The Blue Serpent Clock egg is an Imperial Fabergé egg, one of a series of fifty-two jeweled eggs made under the supervision of Peter Carl Fabergé for the Russian Imperial Family. This egg features a clock and is a design that Fabergé copied for his Duchess of Marlborough egg in 1902. Most Fabergé scholarship published prior to 2008 assigned the egg's creation to 1887, although with some notable reservations due to inconsistencies between the Blue Serpent Clock egg and contemporary descriptions of the 1887 egg. The 2012 rediscovery of the 1887 Third Imperial Egg, announced to the world in March 2014, validates the theory that the Blue Serpent Clock was crafted and delivered in 1895 to the then Tsar of Russia, Nicholas II. It is currently owned by Prince Albert II and is held in Monaco.

Design
The crafting of this Imperial egg is credited to Michael Perkhin of Fabergé's shop. The egg stands on a base of gold that is painted in opalescent white enamel. The three panels of the base feature motifs of raised gold in four colors, representing the arts and sciences. A serpent, set with diamonds coils around the stand connecting the base to the egg and up toward its center. The serpent's head and tongue point to the hour which is indicated in Roman numerals on a white band that runs around the egg near the top. This band rotates within the egg to indicate the time, rather than the serpent rotating around the egg. This is the first of the Tsar Imperial Fabergé eggs to feature a working clock. The majority of the egg is enameled in translucent blue and has diamond-studded gold bands and designs ringing the top and bottom of the egg. On each side of the egg a sculpted gold handle arches up in a "C" shape, attached to the egg on the top near the apex and on the lower half of the egg, near the center. The Blue Serpent Clock Egg contains no sapphires, while descriptions for the 1887 egg from the Russian State Historical Archives, the 1917 inventory of confiscated imperial treasure and the 1922 transfer documents for the egg to be moved from the Anichkov Palace to the Sovnarkom all describe an egg containing sapphires (the Third Imperial Egg recovered in 2012 contains sapphires and consistently fits the descriptions associated with the 1887 egg).

Surprise
The working clock is considered the egg's "surprise".

History
It is not known when or how the Tsar ordered the Easter egg from Fabergé, but the Blue Serpent Clock Egg was presented to Maria Feodorovna by Tsar Nicholas II on Easter day, 1895. The egg was housed in the Anichkov Palace until the 1917 revolution. Along with the other Fabergé eggs in the palace, the Serpent Clock Egg was transferred to the Armory Palace of the Kremlin in mid-September 1917. In 1922, the egg was likely transferred to the Sovnarkom, where it was held until it was sold abroad to Michel Norman of the Australian Pearl Company.

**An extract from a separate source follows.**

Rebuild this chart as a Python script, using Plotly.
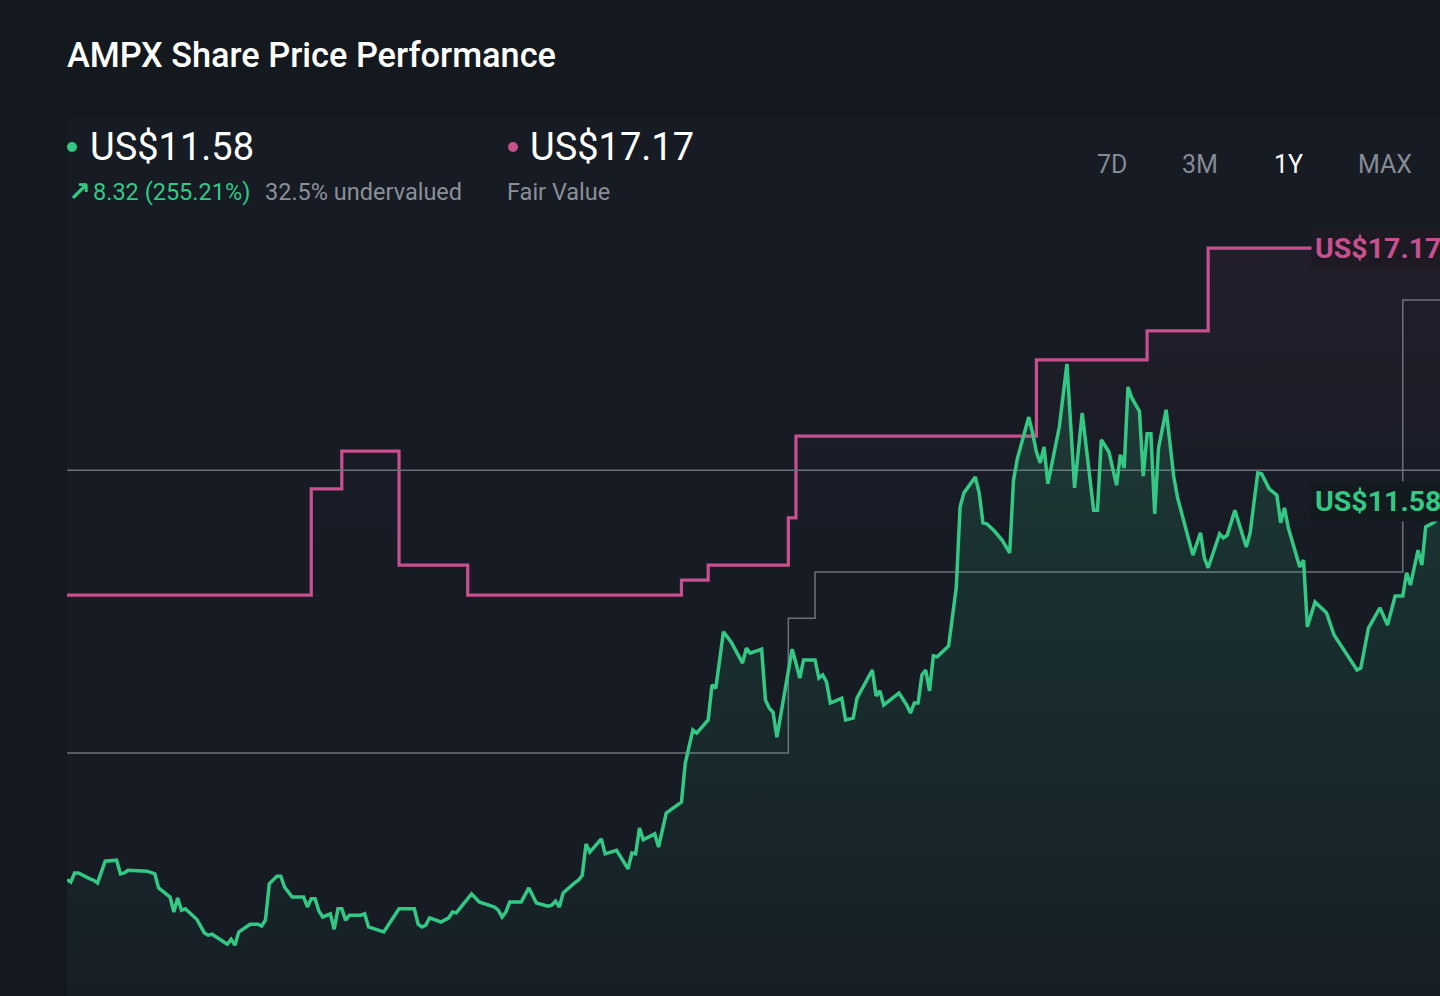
import plotly.graph_objects as go

# share price
price_dates = [
    "2025-02-13", "2025-02-14", "2025-02-15", "2025-02-16", "2025-02-19", "2025-02-20",
    "2025-02-21", "2025-02-23", "2025-02-26", "2025-02-27", "2025-02-28", "2025-03-01",
    "2025-03-06", "2025-03-08", "2025-03-09", "2025-03-12", "2025-03-13", "2025-03-14",
    "2025-03-15", "2025-03-16", "2025-03-19", "2025-03-21", "2025-03-22", "2025-03-23",
    "2025-03-27", "2025-03-28", "2025-03-29", "2025-03-30", "2025-04-02", "2025-04-04",
    "2025-04-05", "2025-04-06", "2025-04-07", "2025-04-09", "2025-04-10", "2025-04-11",
    "2025-04-13", "2025-04-16", "2025-04-17", "2025-04-18", "2025-04-19", "2025-04-20",
    "2025-04-21", "2025-04-23", "2025-04-24", "2025-04-25", "2025-04-26", "2025-04-27",
    "2025-04-28", "2025-05-01", "2025-05-02", "2025-05-03", "2025-05-07", "2025-05-11",
    "2025-05-15", "2025-05-16", "2025-05-17", "2025-05-18", "2025-05-19", "2025-05-22",
    "2025-05-24", "2025-05-25", "2025-05-26", "2025-05-30", "2025-06-01", "2025-06-05",
    "2025-06-06", "2025-06-07", "2025-06-08", "2025-06-09", "2025-06-12", "2025-06-14",
    "2025-06-16", "2025-06-19", "2025-06-20", "2025-06-21", "2025-06-22", "2025-06-23",
    "2025-06-26", "2025-06-27", "2025-06-28", "2025-06-29", "2025-06-30", "2025-07-03",
    "2025-07-04", "2025-07-07", "2025-07-10", "2025-07-11", "2025-07-12", "2025-07-13",
    "2025-07-14", "2025-07-17", "2025-07-18", "2025-07-20", "2025-07-24", "2025-07-25",
    "2025-07-27", "2025-07-28", "2025-07-31", "2025-08-01", "2025-08-02", "2025-08-04",
    "2025-08-06", "2025-08-09", "2025-08-10", "2025-08-11", "2025-08-14", "2025-08-15",
    "2025-08-16", "2025-08-17", "2025-08-18", "2025-08-22", "2025-08-23", "2025-08-24",
    "2025-08-25", "2025-08-28", "2025-08-29", "2025-08-30", "2025-08-31", "2025-09-01",
    "2025-09-04", "2025-09-05", "2025-09-07", "2025-09-08", "2025-09-12", "2025-09-13",
    "2025-09-14", "2025-09-15", "2025-09-19", "2025-09-21", "2025-09-22", "2025-09-23",
    "2025-09-24", "2025-09-25", "2025-09-26", "2025-09-27", "2025-09-28", "2025-09-29",
    "2025-10-02", "2025-10-04", "2025-10-05", "2025-10-06", "2025-10-09", "2025-10-10",
    "2025-10-11", "2025-10-12", "2025-10-14", "2025-10-16", "2025-10-18", "2025-10-19",
    "2025-10-20", "2025-10-23", "2025-10-24", "2025-10-25", "2025-10-26", "2025-10-27",
    "2025-10-28", "2025-10-31", "2025-11-02", "2025-11-03", "2025-11-04", "2025-11-06",
    "2025-11-09", "2025-11-10", "2025-11-11", "2025-11-13", "2025-11-15", "2025-11-16",
    "2025-11-17", "2025-11-18", "2025-11-19", "2025-11-21", "2025-11-22", "2025-11-23",
    "2025-11-24", "2025-11-25", "2025-11-26", "2025-11-28", "2025-11-30", "2025-12-01",
    "2025-12-03", "2025-12-05", "2025-12-07", "2025-12-08", "2025-12-09", "2025-12-12",
    "2025-12-13", "2025-12-14", "2025-12-16", "2025-12-19", "2025-12-20", "2025-12-22",
    "2025-12-23", "2025-12-25", "2025-12-27", "2025-12-28", "2025-12-29", "2025-12-30",
    "2026-01-02", "2026-01-03", "2026-01-04", "2026-01-06", "2026-01-09", "2026-01-11",
    "2026-01-17", "2026-01-18", "2026-01-20", "2026-01-23", "2026-01-25", "2026-01-27",
    "2026-01-29", "2026-01-30", "2026-01-31", "2026-02-02", "2026-02-03", "2026-02-04",
    "2026-02-06", "2026-02-08", "2026-02-13",
]
price_values = [
    3.26, 3.21, 3.41, 3.41, 3.28, 3.25,
    3.19, 3.67, 3.69, 3.39, 3.41, 3.47,
    3.45, 3.39, 3.08, 2.88, 2.55, 2.86,
    2.59, 2.62, 2.39, 2.09, 2.04, 2.06,
    1.84, 1.95, 1.82, 2.11, 2.28, 2.28,
    2.24, 2.37, 3.17, 3.34, 3.34, 3.10,
    2.88, 2.88, 2.66, 2.84, 2.84, 2.57,
    2.44, 2.51, 2.17, 2.62, 2.62, 2.37,
    2.48, 2.48, 2.51, 2.22, 2.11, 2.62,
    2.62, 2.28, 2.22, 2.26, 2.42, 2.33,
    2.42, 2.55, 2.53, 2.95, 2.77, 2.66,
    2.59, 2.44, 2.55, 2.77, 2.77, 3.08,
    2.75, 2.68, 2.70, 2.79, 2.66, 2.97,
    3.19, 3.25, 3.36, 4.05, 3.87, 4.16,
    3.83, 3.91, 3.50, 3.85, 3.83, 4.40,
    4.14, 4.27, 3.98, 4.73, 4.97, 5.83,
    6.56, 6.49, 6.78, 7.55, 7.48, 8.72,
    8.50, 8.03, 8.36, 8.25, 8.34, 7.22,
    7.04, 6.95, 6.40, 8.34, 8.03, 7.70,
    8.10, 8.10, 7.70, 7.77, 7.62, 7.15,
    7.26, 6.78, 6.82, 7.26, 7.88, 7.31,
    7.42, 7.11, 7.37, 7.11, 6.93, 7.15,
    7.15, 7.77, 7.88, 7.42, 8.19, 8.17,
    8.41, 9.69, 11.47, 11.78, 12.13, 11.78,
    11.12, 11.10, 10.94, 10.74, 10.46, 12.06,
    12.53, 13.45, 13.10, 12.68, 12.44, 12.79,
    11.98, 13.23, 14.62, 13.10, 11.89, 13.54,
    11.40, 11.40, 12.95, 12.68, 11.95, 12.62,
    12.33, 14.11, 13.87, 13.58, 12.15, 13.08,
    13.08, 11.32, 12.77, 13.61, 12.13, 11.67,
    11.07, 10.41, 10.90, 10.35, 10.13, 10.88,
    10.79, 10.85, 11.40, 10.59, 10.90, 12.22,
    12.20, 11.87, 11.73, 11.12, 11.45, 11.01,
    10.15, 10.30, 8.83, 9.38, 9.14, 8.65,
    7.88, 7.92, 8.80, 9.25, 8.87, 9.51,
    9.51, 10.02, 9.75, 10.52, 10.19, 11.03,
    11.12, 11.25, 11.58,
]

# fair value estimate (step line)
fair_dates = ["2025-02-13", "2025-04-18", "2025-04-26", "2025-05-11", "2025-05-29", "2025-07-24",
              "2025-07-31", "2025-08-21", "2025-08-23", "2025-10-25", "2025-11-23", "2025-12-09",
              "2026-02-13"]
fair_values = [9.53, 11.87, 12.70, 10.19, 9.53, 9.86, 10.19, 11.23, 13.03, 14.71, 15.35, 17.17, 17.17]

# grey reference lines
target_dates = ["2025-02-13", "2025-08-21", "2025-08-28", "2026-01-29", "2026-02-13"]
target_values = [6.05, 9.02, 10.04, 16.03, 16.03]
level_dates = ["2025-02-13", "2026-02-13"]
level_values = [12.28, 12.28]

ranges = ["7D", "3M", "1Y", "MAX"]
range_active = "1Y"

GREEN = "#33c985"
PINK = "#c8508e"
GREY = "#6c717a"
BG = "#141920"
W, H = 1440, 996
L, T = 67, 215


def px(x):
    return (x - L) / (W - L)


def py(y):
    return (H - y) / (H - T)


fig = go.Figure()

fig.add_trace(go.Scatter(
    x=fair_dates, y=fair_values, mode="lines", line_shape="hv",
    line=dict(color=PINK, width=3.2),
    fill="tozeroy",
    fillgradient=dict(type="vertical", start=10.5, stop=17.2,
                      colorscale=[[0, "rgba(200,80,142,0)"], [1, "rgba(200,80,142,0.07)"]]),
    hoverinfo="skip"
))
fig.add_trace(go.Scatter(
    x=level_dates, y=level_values, mode="lines",
    line=dict(color=GREY, width=1.5), hoverinfo="skip"
))
fig.add_trace(go.Scatter(
    x=target_dates, y=target_values, mode="lines", line_shape="hv",
    line=dict(color=GREY, width=1.5), hoverinfo="skip"
))
fig.add_trace(go.Scatter(
    x=price_dates, y=price_values, mode="lines",
    line=dict(color=GREEN, width=3.5),
    fill="tozeroy",
    fillgradient=dict(type="vertical", start=0.7, stop=14.6,
                      colorscale=[[0, "rgba(51,201,133,0.02)"], [1, "rgba(51,201,133,0.17)"]]),
    hoverinfo="skip"
))

notes = [
    dict(x=px(65), y=py(55), text="AMPX Share Price Performance",
         font=dict(size=34.3, color="#ffffff", weight=500, family="Roboto Medium, Roboto, sans-serif")),
    dict(x=px(88), y=py(147), text="US$11.58", font=dict(size=38, color="#ffffff")),
    dict(x=px(66), y=py(192), text="↗", font=dict(size=27, color=GREEN, family="DejaVu Sans", weight="bold")),
    dict(x=px(91), y=py(192), text="8.32 (255.21%)", font=dict(size=23.5, color=GREEN)),
    dict(x=px(263), y=py(192), text="32.5% undervalued", font=dict(size=23.5, color="#8b9098")),
    dict(x=px(528), y=py(147), text="US$17.17", font=dict(size=38, color="#ffffff")),
    dict(x=px(505), y=py(192), text="Fair Value", font=dict(size=23.5, color="#8b9098")),
]
annotations = []
for n in notes:
    annotations.append(dict(xref="paper", yref="paper", xanchor="left", yanchor="middle",
                            showarrow=False, x=n["x"], y=n["y"], text=n["text"], font=n["font"]))

for label, cx in zip(ranges, [1112, 1200, 1288, 1385]):
    annotations.append(dict(
        xref="paper", yref="paper", x=px(cx), y=py(164), xanchor="center", yanchor="middle",
        showarrow=False, text=label,
        font=dict(size=25, color="#ffffff" if label == range_active else "#858b94")
    ))

# value tags on the right edge (they run off the chart)
annotations.append(dict(
    xref="paper", yref="y", x=px(1311), y=fair_values[-1], xanchor="left", yanchor="middle",
    showarrow=False, text="US$17.17", font=dict(size=28.5, color=PINK, weight="bold"),
    bgcolor="#1e1a24", borderpad=3, width=180, align="left", xshift=0
))
annotations.append(dict(
    xref="paper", yref="y", x=px(1311), y=price_values[-1], xanchor="left", yanchor="middle",
    showarrow=False, text="US$11.58", font=dict(size=28.5, color=GREEN, weight="bold"),
    bgcolor="#141b1e", borderpad=3, width=180, align="left"
))

shapes = [dict(type="rect", xref="paper", yref="paper", x0=0, x1=1, y0=1, y1=py(118),
               fillcolor="#161b24", line_width=0, layer="below")]
# legend dots
for cx, col in [(72, GREEN), (513, PINK)]:
    shapes.append(dict(type="circle", xref="paper", yref="paper",
                       xsizemode="pixel", ysizemode="pixel", xanchor=px(cx), yanchor=py(147),
                       x0=-5, x1=5, y0=-5, y1=5, fillcolor=col, line_width=0))

fig.update_layout(
    width=W, height=H,
    margin=dict(l=L, r=0, t=T, b=0),
    paper_bgcolor=BG,
    plot_bgcolor="#161b24",
    showlegend=False,
    font=dict(family="Roboto, sans-serif"),
    xaxis=dict(visible=False, range=["2025-02-13", "2026-02-07 18:00"]),
    yaxis=dict(visible=False, range=[0.70, 17.90]),
    annotations=annotations,
    shapes=shapes,
)

fig.write_html("out.html", config={"displayModeBar": False},
               post_script="document.body.style.margin='0';")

Between 1922 and 1950, the egg was bought by Emanuel Snowman of Wartski, sold, and bought back by Wartski. The egg was sold again by Wartski on Christmas Eve 1972 to Stavros Niarchos for £64,103. It was then given in 1974 to Prince Rainier III of Monaco to honor his Silver Jubilee. The Prince was unaware of its imperial provenance until it was lent to an exhibition. Following the death of Rainier III in 2005, it was inherited by his son, Prince Albert II.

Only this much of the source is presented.